A forage analysis technology from agricultural materials analysis specialist Eurofins Agro UK, which is designed to help farmers and nutritionists make better use of homegrown fodder through more accurate and reliable evaluation, is now available in the UK.
The new handheld device combines laboratory testing and SCiO and is built to enable farmers to draw on global data index figures and benchmark values to measure forage more accurately than ever.
Eurofins has developed a comprehensive database of forage samples to analyse and benchmark forage. The global benchmark values and rumen character charts are being made available to farmers in the UK for the first time.
By using the tests, farmers will receive the most accurate forage measurement to enable them to increase profit and yield by adjusting the ration to the optimum level.
All samples sent to Eurofins are saved into the company’s global database to be used for future benchmarking. The farmer receives a report that draws on this database to offer more detailed and accurate forage insight.
Daniel Robinson, Eurofins Agro UK, managing director explained how the device works: “Using Near-Infrared Spectroscopy (NIRS) we dry and grind forage samples before analysing them. This removes any inconsistencies in the shape and density of the sample to provide the most accurate result. The properties of the forage sample are then fed into our unique rumen character charts that show the nutritional value of the sample against a number of parameters.

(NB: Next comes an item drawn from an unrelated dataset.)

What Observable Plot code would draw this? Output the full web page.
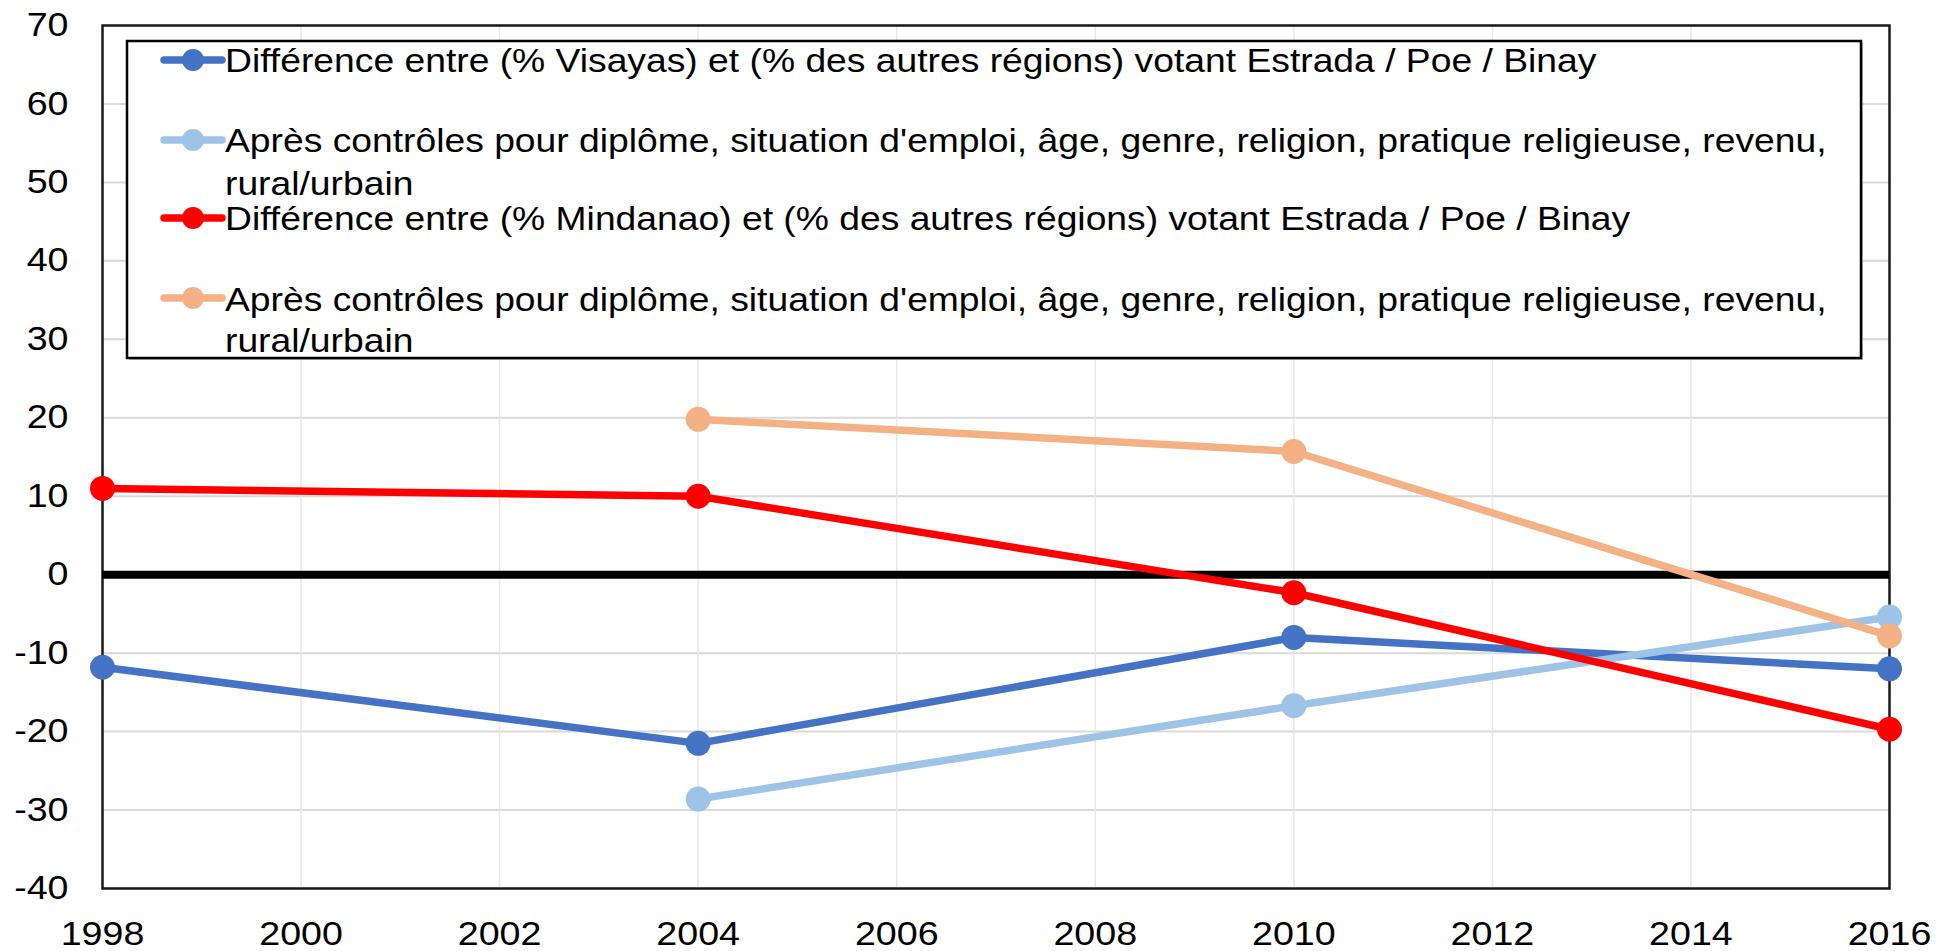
<!DOCTYPE html>
<html>
<head>
<meta charset="utf-8">
<script src="https://cdn.jsdelivr.net/npm/d3@7"></script>
<script src="https://cdn.jsdelivr.net/npm/@observablehq/plot@0.6"></script>
<style>
  html, body { margin: 0; padding: 0; background: #fff; }
  #chart svg { display: block; }
</style>
</head>
<body>
<div id="chart"></div>
<script>
// ---- data ----
const years = [1998, 2004, 2010, 2016];
const visayas      = [-11.8, -21.5, -8.0, -12.0];
const visayasCtrl  = [null, -28.6, -16.7, -5.4];
const mindanao     = [11.0, 10.0, -2.3, -19.7];
const mindanaoCtrl = [null, 19.8, 15.7, -7.8];
const seriesNames = [
  ["Différence entre (% Visayas) et (% des autres régions) votant Estrada / Poe / Binay"],
  ["Après contrôles pour diplôme, situation d'emploi, âge, genre, religion, pratique religieuse, revenu,", "rural/urbain"],
  ["Différence entre (% Mindanao) et (% des autres régions) votant Estrada / Poe / Binay"],
  ["Après contrôles pour diplôme, situation d'emploi, âge, genre, religion, pratique religieuse, revenu,", "rural/urbain"]
];
const xTicks = [1998, 2000, 2002, 2004, 2006, 2008, 2010, 2012, 2014, 2016];
const yTicks = [-40, -30, -20, -10, 0, 10, 20, 30, 40, 50, 60, 70];

// ---- styles ----
const colors = ["#4472C4", "#9DC3E6", "#FF0000", "#F4B183"];
const FONT = "'Liberation Sans', Arial, sans-serif";

const seriesValues = [visayas, visayasCtrl, mindanao, mindanaoCtrl];
const seriesRows = seriesValues.map((vals, i) =>
  years.map((yr, j) => ({year: yr, value: vals[j], series: i})).filter(d => d.value != null)
);

const marks = [
  Plot.gridY(yTicks, {stroke: "#D9D9D9", strokeOpacity: 1, strokeWidth: 2}),
  Plot.gridX(xTicks, {stroke: "#E8E8E8", strokeOpacity: 1, strokeWidth: 1.5}),
  Plot.frame({stroke: "#1a1a1a", strokeWidth: 2.5}),
  Plot.ruleY([0], {stroke: "#000", strokeWidth: 8}),
];
seriesRows.forEach((rows, i) => {
  marks.push(Plot.line(rows, {x: "year", y: "value", stroke: colors[i], strokeWidth: 7.5}));
  marks.push(Plot.dot(rows, {x: "year", y: "value", r: 12.5, fill: colors[i], stroke: "none"}));
});
marks.push(
  Plot.axisX(xTicks, {tickSize: 0, tickPadding: 33, tickFormat: d => String(d), fontSize: 33, label: null}),
  Plot.axisY(yTicks, {tickSize: 0, tickPadding: 34, tickFormat: d => String(d), fontSize: 33, label: null})
);

const chart = Plot.plot({
  width: 1953,
  height: 951,
  marginLeft: 102,
  marginRight: 64,
  marginTop: 25,
  marginBottom: 63,
  style: {fontFamily: FONT, fontSize: "33px", color: "#000", background: "#fff"},
  x: {domain: [1998, 2016], label: null},
  y: {domain: [-40, 70], label: null},
  marks
});

// stretch tick labels horizontally to match the reference rendering
chart.querySelectorAll('g[aria-label="x-axis tick label"] text, g[aria-label="y-axis tick label"] text').forEach(t => {
  const tr = t.getAttribute("transform") || "";
  t.setAttribute("transform", tr + " scale(1.14,1)");
});

// ---- legend (inside the plot area) ----
const svg = d3.select(chart);
const lg = svg.append("g").attr("aria-label", "legend").attr("text-anchor", "start");
lg.append("rect").attr("x", 129).attr("y", 43).attr("width", 1734).attr("height", 317).attr("fill", "#bfbfbf");
lg.append("rect").attr("x", 127).attr("y", 41).attr("width", 1734).attr("height", 317)
  .attr("fill", "#fff").attr("stroke", "#000").attr("stroke-width", 2.5);
const symbolY = [60, 140, 218, 298];
const baselines = [[72], [152, 195], [230], [311, 352]];
seriesNames.forEach((lines, i) => {
  lg.append("line").attr("x1", 164).attr("x2", 222).attr("y1", symbolY[i]).attr("y2", symbolY[i])
    .attr("stroke", colors[i]).attr("stroke-width", 7.5).attr("stroke-linecap", "round");
  lg.append("circle").attr("cx", 193).attr("cy", symbolY[i]).attr("r", 11).attr("fill", colors[i]);
  lines.forEach((txt, k) => {
    lg.append("text")
      .attr("text-anchor", "start")
      .attr("transform", `translate(225,${baselines[i][k]}) scale(1.096,1)`)
      .attr("font-family", FONT).attr("font-size", 34).attr("fill", "#000")
      .text(txt);
  });
});

document.getElementById("chart").appendChild(chart);
</script>
</body>
</html>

“Understanding the make up of forage enables farmers and their nutritionists to judge what additional supplements may be required. Our tests show the nutritional value of forage to the rumen, which is a fundamental part of creating the correct TMR. Weighing a ration is one thing but understanding the exact make up of that ration is a new level of precision.
“We have developed an unrivalled database for dried and ground analysis containing thousands of NIR-spectra generated samples. The number of data-points is far greater than those contained within the conventional databases used in the UK. By means of a mathematical model, based on a local calibration, we are able to derive a greater number of parameters for a wider range of forage types, raw materials and TMR.”